Opinião: Há 40 anos, Gilberto Gil despertou consciência negra com Refavela

Capa e contracapa do disco “Refavela”, lançado por Gilberto Gil em 1977: valorização da ancestralidade africana – Foto: Reprodução

Por Miguel Arcanjo Prado

“Refavela”, álbum lançado por Gilberto Gil em 1977 e que celebra 40 anos com uma série de shows idealizados por seu filho Bem Gil, foi um disco fundamental na sedimentação da consciência negra no Brasil. E, sobretudo, em minha formação.

Vovó Oneida Oliveira, a ialorixá Mãe Gigi, era admiradora e amiga de Gil, que foi padrinho do Afoxé Ilê Odara, o primeiro de Belo Horizonte, que ela fundou em 1982. Vovó acompanhava Gil em tudo. E o disco inspirado na viagem de seu “Neguinho”, como ela o chamava, à Nigéria, era o seu preferido.

No final dos anos 1970 e começo da década de 1980, vovó foi nome fundamental do Movimento Negro Unificado, o MNU, em Belo Horizonte. E aquele disco de Gil era a legitimação de tudo aquilo em que ela acreditava fartamente: uma religação com a África era necessária aos negros brasileiros, frutos da diáspora imposta e perversa a bordo dos navios negreiros.

De pequeno, aprendi a escutar “Refavela” em vinil, na radiola. Faixa a faixa, numa espécie de transe familiar. Vovó gostava de ouvir “Refavela” bem alto, em uma onda de catarse ancestral. Dançava cada música, e tinha certa predileção por “Ilê Ayê”, composição de Paulinho Camafeu em louvação ao lendário bloco exclusivamente afro soteropolitano, um hino necessário de afirmação e orgulho da negritude, que ela me ensinou a cantar.

“Refavela” me acompanhou durante toda a vida. Quando o vinil cedeu espaço ao CD, lembro-me que, adolescente, fui a uma loja comprá-lo no novo formato. Afinal, ouvir “Refavela” já era uma espécie de tradição familiar, um jeito de ficar próximo novamente de vovó, que tão cedo nos deixou, em 1988.

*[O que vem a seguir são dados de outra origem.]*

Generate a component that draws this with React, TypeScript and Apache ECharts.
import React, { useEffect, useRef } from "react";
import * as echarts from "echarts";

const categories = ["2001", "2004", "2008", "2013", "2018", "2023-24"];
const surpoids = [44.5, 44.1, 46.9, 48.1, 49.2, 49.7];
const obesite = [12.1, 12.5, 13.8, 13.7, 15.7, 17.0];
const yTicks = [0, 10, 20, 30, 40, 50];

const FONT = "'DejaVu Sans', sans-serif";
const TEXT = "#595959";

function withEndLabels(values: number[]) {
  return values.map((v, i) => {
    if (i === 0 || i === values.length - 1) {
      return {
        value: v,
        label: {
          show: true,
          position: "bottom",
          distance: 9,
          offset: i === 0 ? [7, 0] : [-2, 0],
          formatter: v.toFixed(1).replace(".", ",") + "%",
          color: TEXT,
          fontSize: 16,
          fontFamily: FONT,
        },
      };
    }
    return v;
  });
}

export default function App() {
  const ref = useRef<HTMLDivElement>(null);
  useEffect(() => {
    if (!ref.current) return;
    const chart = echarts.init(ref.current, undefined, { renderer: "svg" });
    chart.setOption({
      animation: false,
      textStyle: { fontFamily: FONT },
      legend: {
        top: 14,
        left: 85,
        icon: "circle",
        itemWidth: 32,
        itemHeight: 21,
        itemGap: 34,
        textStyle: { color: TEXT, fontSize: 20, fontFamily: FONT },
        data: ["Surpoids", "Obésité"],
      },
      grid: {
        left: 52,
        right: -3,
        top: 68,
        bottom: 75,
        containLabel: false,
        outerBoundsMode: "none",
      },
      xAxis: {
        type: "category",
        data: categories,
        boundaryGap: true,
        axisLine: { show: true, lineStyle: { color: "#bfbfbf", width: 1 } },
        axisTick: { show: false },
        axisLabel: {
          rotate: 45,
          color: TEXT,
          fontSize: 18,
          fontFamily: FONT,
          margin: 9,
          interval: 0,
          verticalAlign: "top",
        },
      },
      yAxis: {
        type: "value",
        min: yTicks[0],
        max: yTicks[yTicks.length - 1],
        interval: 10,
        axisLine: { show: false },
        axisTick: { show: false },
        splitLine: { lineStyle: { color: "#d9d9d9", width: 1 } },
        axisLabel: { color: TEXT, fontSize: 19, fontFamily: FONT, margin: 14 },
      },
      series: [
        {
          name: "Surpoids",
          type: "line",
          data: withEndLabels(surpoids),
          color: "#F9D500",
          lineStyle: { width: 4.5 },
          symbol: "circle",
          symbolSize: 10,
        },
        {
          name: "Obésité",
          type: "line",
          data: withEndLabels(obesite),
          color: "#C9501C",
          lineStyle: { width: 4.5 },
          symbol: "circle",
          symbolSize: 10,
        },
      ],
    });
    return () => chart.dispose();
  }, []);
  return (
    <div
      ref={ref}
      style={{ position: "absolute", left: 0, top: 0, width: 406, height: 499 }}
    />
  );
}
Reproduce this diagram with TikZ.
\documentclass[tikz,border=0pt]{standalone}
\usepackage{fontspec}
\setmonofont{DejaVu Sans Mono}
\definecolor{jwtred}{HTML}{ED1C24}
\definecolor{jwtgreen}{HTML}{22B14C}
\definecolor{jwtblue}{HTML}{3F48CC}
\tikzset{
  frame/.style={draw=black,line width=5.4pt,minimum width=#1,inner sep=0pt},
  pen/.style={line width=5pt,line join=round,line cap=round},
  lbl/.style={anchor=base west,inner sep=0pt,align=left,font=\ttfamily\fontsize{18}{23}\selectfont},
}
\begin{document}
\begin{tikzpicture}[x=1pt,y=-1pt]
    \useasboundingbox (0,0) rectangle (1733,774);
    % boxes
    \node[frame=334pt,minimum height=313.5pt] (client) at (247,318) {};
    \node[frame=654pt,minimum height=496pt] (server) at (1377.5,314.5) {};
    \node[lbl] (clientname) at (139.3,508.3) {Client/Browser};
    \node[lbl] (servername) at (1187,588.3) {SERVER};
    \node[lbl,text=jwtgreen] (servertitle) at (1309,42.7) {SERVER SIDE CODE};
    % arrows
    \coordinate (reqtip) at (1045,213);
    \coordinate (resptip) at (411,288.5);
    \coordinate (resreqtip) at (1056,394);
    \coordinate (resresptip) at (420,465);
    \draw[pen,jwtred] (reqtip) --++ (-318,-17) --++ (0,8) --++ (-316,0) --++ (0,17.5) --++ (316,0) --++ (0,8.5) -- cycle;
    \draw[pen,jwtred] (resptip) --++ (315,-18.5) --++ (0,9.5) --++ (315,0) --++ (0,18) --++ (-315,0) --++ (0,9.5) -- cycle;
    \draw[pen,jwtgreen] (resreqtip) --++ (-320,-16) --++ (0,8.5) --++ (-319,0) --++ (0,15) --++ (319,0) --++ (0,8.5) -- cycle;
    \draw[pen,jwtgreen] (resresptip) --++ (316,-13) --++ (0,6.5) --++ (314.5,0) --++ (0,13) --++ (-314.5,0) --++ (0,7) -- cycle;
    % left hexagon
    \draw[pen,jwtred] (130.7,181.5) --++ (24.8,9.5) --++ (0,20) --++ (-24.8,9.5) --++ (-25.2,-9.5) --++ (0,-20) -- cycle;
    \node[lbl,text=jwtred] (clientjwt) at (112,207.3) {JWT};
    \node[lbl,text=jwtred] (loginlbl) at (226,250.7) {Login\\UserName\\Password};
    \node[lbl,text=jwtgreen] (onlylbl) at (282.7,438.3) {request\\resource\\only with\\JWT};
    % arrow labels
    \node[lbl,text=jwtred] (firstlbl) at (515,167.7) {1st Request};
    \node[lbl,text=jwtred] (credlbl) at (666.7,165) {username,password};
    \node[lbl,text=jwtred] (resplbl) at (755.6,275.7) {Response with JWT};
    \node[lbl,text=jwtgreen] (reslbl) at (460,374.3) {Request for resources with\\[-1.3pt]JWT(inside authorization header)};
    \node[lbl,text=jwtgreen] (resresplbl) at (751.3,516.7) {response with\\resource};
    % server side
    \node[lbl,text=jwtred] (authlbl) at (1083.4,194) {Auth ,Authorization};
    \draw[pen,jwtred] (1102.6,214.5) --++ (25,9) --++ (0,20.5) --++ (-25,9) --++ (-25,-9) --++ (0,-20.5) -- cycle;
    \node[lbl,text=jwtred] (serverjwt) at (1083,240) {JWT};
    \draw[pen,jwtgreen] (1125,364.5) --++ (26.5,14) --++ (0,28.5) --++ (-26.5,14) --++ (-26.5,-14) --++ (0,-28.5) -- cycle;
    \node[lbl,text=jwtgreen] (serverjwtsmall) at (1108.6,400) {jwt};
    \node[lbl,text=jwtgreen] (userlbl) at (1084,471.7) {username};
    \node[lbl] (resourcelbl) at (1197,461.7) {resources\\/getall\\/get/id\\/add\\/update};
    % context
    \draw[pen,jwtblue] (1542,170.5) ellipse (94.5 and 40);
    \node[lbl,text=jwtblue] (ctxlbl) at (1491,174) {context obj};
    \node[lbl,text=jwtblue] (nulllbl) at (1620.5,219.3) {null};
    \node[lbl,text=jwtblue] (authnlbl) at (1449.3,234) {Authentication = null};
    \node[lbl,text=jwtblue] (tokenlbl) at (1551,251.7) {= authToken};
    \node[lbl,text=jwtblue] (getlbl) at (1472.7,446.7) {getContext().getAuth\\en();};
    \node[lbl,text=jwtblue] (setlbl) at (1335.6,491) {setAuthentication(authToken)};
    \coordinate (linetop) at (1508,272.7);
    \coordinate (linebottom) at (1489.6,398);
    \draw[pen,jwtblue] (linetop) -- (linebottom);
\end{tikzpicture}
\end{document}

As músicas de “Refavela” são pura identidade, como a canção que abre o álbum, indo ao encontro da periferia, “que se arranca do seu barraco prum bloco do BNH”. “Aqui e Agora” foi a primeira transcendência de tempo/espaço que descobri na vida. O xote “Norte da Saudade” traz aquele Gil nostálgico de seu Nordeste infantil, de um São João de Luiz Gonzaga redescoberto por ele no disco “São João Vivo”, de 2001.

“Babá Alapalá” reúne os orixás em festa ancestral, assim como “Patuscada de Gandhi”, um ijexá hipnotizante em celebração ao tradicional bloco negro, tapete branco do Carnaval baiano.

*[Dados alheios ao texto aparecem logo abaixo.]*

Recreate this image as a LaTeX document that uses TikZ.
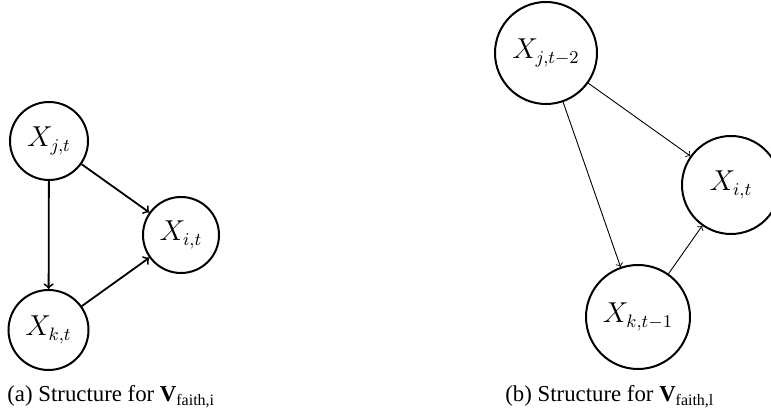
\documentclass[tikz,border=0pt]{standalone}
\usepackage{fontspec}
\newfontfamily\capfont{Liberation Serif}
\begin{document}
\begin{tikzpicture}[x=0.5pt,y=-0.5pt,
  var/.style={circle,draw,line width=1pt,inner sep=0pt,font=\fontsize{13.4}{16}\selectfont},
  leftarr/.style={->,line width=0.9pt},
  rightarr/.style={->,line width=0.45pt},
  captext/.style={anchor=base west,inner sep=0pt,font=\capfont\fontsize{11.4}{13}\selectfont}]
\useasboundingbox (0,0) rectangle (771,416);
% (a)
\node[var,minimum size=39pt] (aj) at (49,141) {$X_{j,t}$};
\node[var,minimum size=38pt] (ai) at (181,235) {$X_{i,t}$};
\node[var,minimum size=40pt] (ak) at (48.5,330) {$X_{k,t}$};
\draw[leftarr] (aj) -- (ai);
\draw[leftarr] (aj) -- (ak);
\draw[leftarr] (ak) -- (ai);
% (b)
\node[var,minimum size=51pt] (bj) at (546,53) {$X_{j,t-2}$};
\node[var,minimum size=49pt] (bi) at (731,185) {$X_{i,t}$};
\node[var,minimum size=52pt] (bk) at (638,317) {$X_{k,t-1}$};
\draw[rightarr] (bj) -- (bi);
\draw[rightarr] (bj) -- (bk);
\draw[rightarr] (bk) -- (bi);
% captions
\node[captext] (capa) at (7,402) {(a) Structure for {\bfseries V}\textsubscript{faith,i}};
\node[captext] (capb) at (505,402) {(b) Structure for {\bfseries V}\textsubscript{faith,l}};
\end{tikzpicture}
\end{document}
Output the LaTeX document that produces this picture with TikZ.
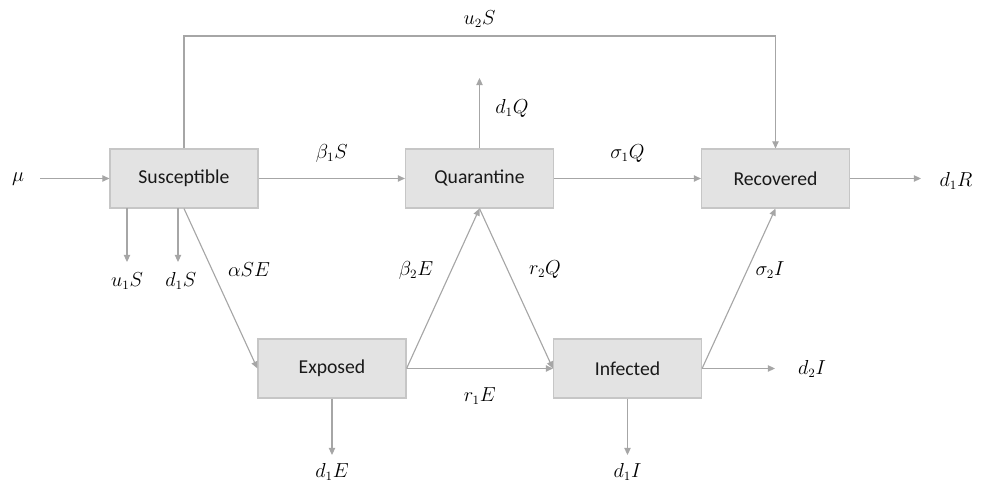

A prisão de Gil na ditadura militar e sua internação no hospício pelos milicos vira a nostálgica “Sandra”, na qual o compositor consegue enxergar poesia e beleza no horror cometido contra ele, falando das enfermeiras, com sua presença feminina que o remete à então mulher. “Era Nova” é o recado de Gil para que a utopia por um mundo melhor e mais justo esteja presente no cotidiano do agora.

E, ao olhar para a África em “Refavela”, Gil não deixa de conversar também com o Brasil, em uma versão malemolente de “Samba do Avião”, de Tom Jobim. Ainda há espaço para a presença hipnotizante do instrumento percussivo do norte africano na canção-tributo “Balafon”.

“Refavela” é a ancestralidade africana reafirmada com o melhor de Gilberto Gil. Os 40 anos do álbum merecem toda essa festa farta comemoração que já começou no Rio e agora aporta em São Paulo.

Quem quiser ouvir as canções do disco ao vivo com Gilberto Gil e participações mais do que especiais de Céu, Moreno Veloso e Maíra Freitas é só ir ao Sesc Itaquera, em São Paulo, neste domingo (10), onde o show gratuito começa às 16h. Se vovó estivesse por aqui, não perderia por nada. E dançaria comigo faixa a faixa deste disco referência da consciência negra brasileira, que ela e Gil me ensinaram a ter.

Refavela40
Domingo (10), 16h, no Sesc Itaquera (av. Fernando do Espírito Santo Alves de Mattos, 1000, Itaquera, São Paulo). Grátis. Livre.